Directive —
Please transcribe the data that follows without the pictures, keeping every word the same.

Data excerpt —

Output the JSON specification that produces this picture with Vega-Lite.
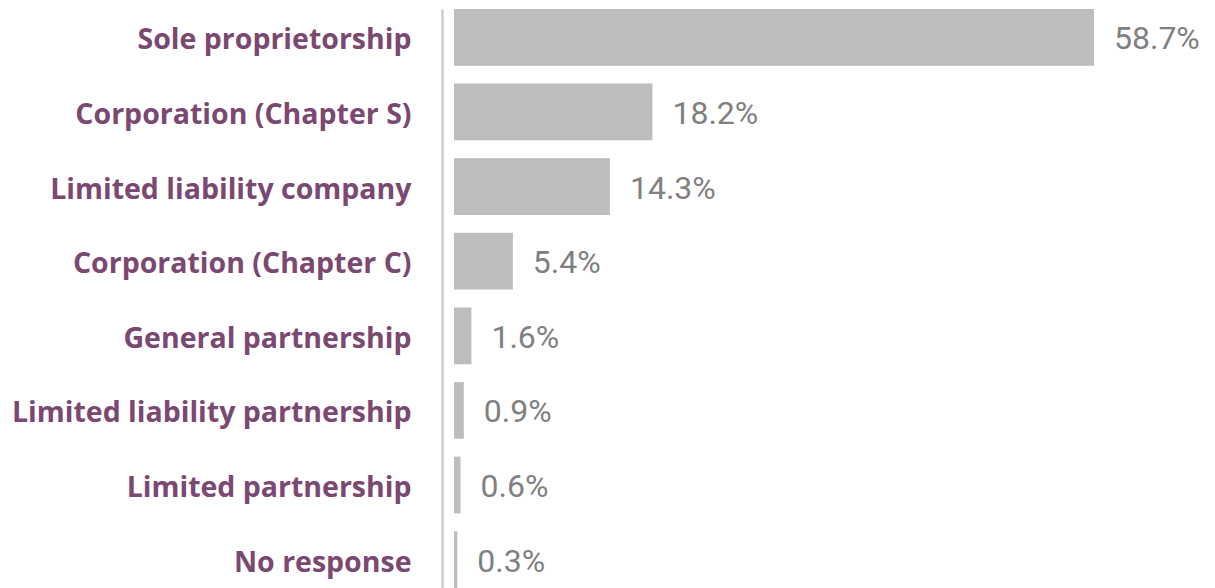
{
  "$schema": "https://vega.github.io/schema/vega-lite/v6.json",
  "width": 761,
  "height": 579,
  "autosize": {"type": "none"},
  "padding": {"left": 454, "top": 9, "right": 0, "bottom": 0},
  "background": "white",
  "config": {"view": {"stroke": null}},
  "data": {
    "values": [
      {"type": "Sole proprietorship", "pct": 58.7, "label": "58.7%"},
      {"type": "Corporation (Chapter S)", "pct": 18.2, "label": "18.2%"},
      {"type": "Limited liability company", "pct": 14.3, "label": "14.3%"},
      {"type": "Corporation (Chapter C)", "pct": 5.4, "label": "5.4%"},
      {"type": "General partnership", "pct": 1.6, "label": "1.6%"},
      {"type": "Limited liability partnership", "pct": 0.9, "label": "0.9%"},
      {"type": "Limited partnership", "pct": 0.6, "label": "0.6%"},
      {"type": "No response", "pct": 0.3, "label": "0.3%"}
    ]
  },
  "encoding": {
    "y": {
      "field": "type",
      "type": "nominal",
      "sort": null,
      "scale": {"paddingInner": 0.24, "paddingOuter": 0},
      "axis": {
        "title": null,
        "ticks": false,
        "offset": 12,
        "domainColor": "#c4c4c4",
        "domainWidth": 2,
        "labelFont": "Open Sans",
        "labelFontWeight": "bold",
        "labelFontSize": 28.5,
        "labelColor": "#7a4870",
        "labelPadding": 31,
        "labelOffset": 3,
        "labelLimit": 500
      }
    },
    "x": {
      "field": "pct",
      "type": "quantitative",
      "scale": {"domain": [0, 69.8], "nice": false},
      "axis": null
    }
  },
  "layer": [
    {"mark": {"type": "bar", "color": "#bdbdbf"}},
    {
      "mark": {
        "type": "text",
        "align": "left",
        "baseline": "middle",
        "dx": 20,
        "dy": 2,
        "font": "Roboto",
        "fontSize": 32,
        "color": "#808080"
      },
      "encoding": {"text": {"field": "label", "type": "nominal"}}
    }
  ]
}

Task response —
Output the JSON specification that produces this picture with Vega-Lite.
{
  "$schema": "https://vega.github.io/schema/vega-lite/v6.json",
  "width": 761,
  "height": 579,
  "autosize": {"type": "none"},
  "padding": {"left": 454, "top": 9, "right": 0, "bottom": 0},
  "background": "white",
  "config": {"view": {"stroke": null}},
  "data": {
    "values": [
      {"type": "Sole proprietorship", "pct": 58.7, "label": "58.7%"},
      {"type": "Corporation (Chapter S)", "pct": 18.2, "label": "18.2%"},
      {"type": "Limited liability company", "pct": 14.3, "label": "14.3%"},
      {"type": "Corporation (Chapter C)", "pct": 5.4, "label": "5.4%"},
      {"type": "General partnership", "pct": 1.6, "label": "1.6%"},
      {"type": "Limited liability partnership", "pct": 0.9, "label": "0.9%"},
      {"type": "Limited partnership", "pct": 0.6, "label": "0.6%"},
      {"type": "No response", "pct": 0.3, "label": "0.3%"}
    ]
  },
  "encoding": {
    "y": {
      "field": "type",
      "type": "nominal",
      "sort": null,
      "scale": {"paddingInner": 0.24, "paddingOuter": 0},
      "axis": {
        "title": null,
        "ticks": false,
        "offset": 12,
        "domainColor": "#c4c4c4",
        "domainWidth": 2,
        "labelFont": "Open Sans",
        "labelFontWeight": "bold",
        "labelFontSize": 28.5,
        "labelColor": "#7a4870",
        "labelPadding": 31,
        "labelOffset": 3,
        "labelLimit": 500
      }
    },
    "x": {
      "field": "pct",
      "type": "quantitative",
      "scale": {"domain": [0, 69.8], "nice": false},
      "axis": null
    }
  },
  "layer": [
    {"mark": {"type": "bar", "color": "#bdbdbf"}},
    {
      "mark": {
        "type": "text",
        "align": "left",
        "baseline": "middle",
        "dx": 20,
        "dy": 2,
        "font": "Roboto",
        "fontSize": 32,
        "color": "#808080"
      },
      "encoding": {"text": {"field": "label", "type": "nominal"}}
    }
  ]
}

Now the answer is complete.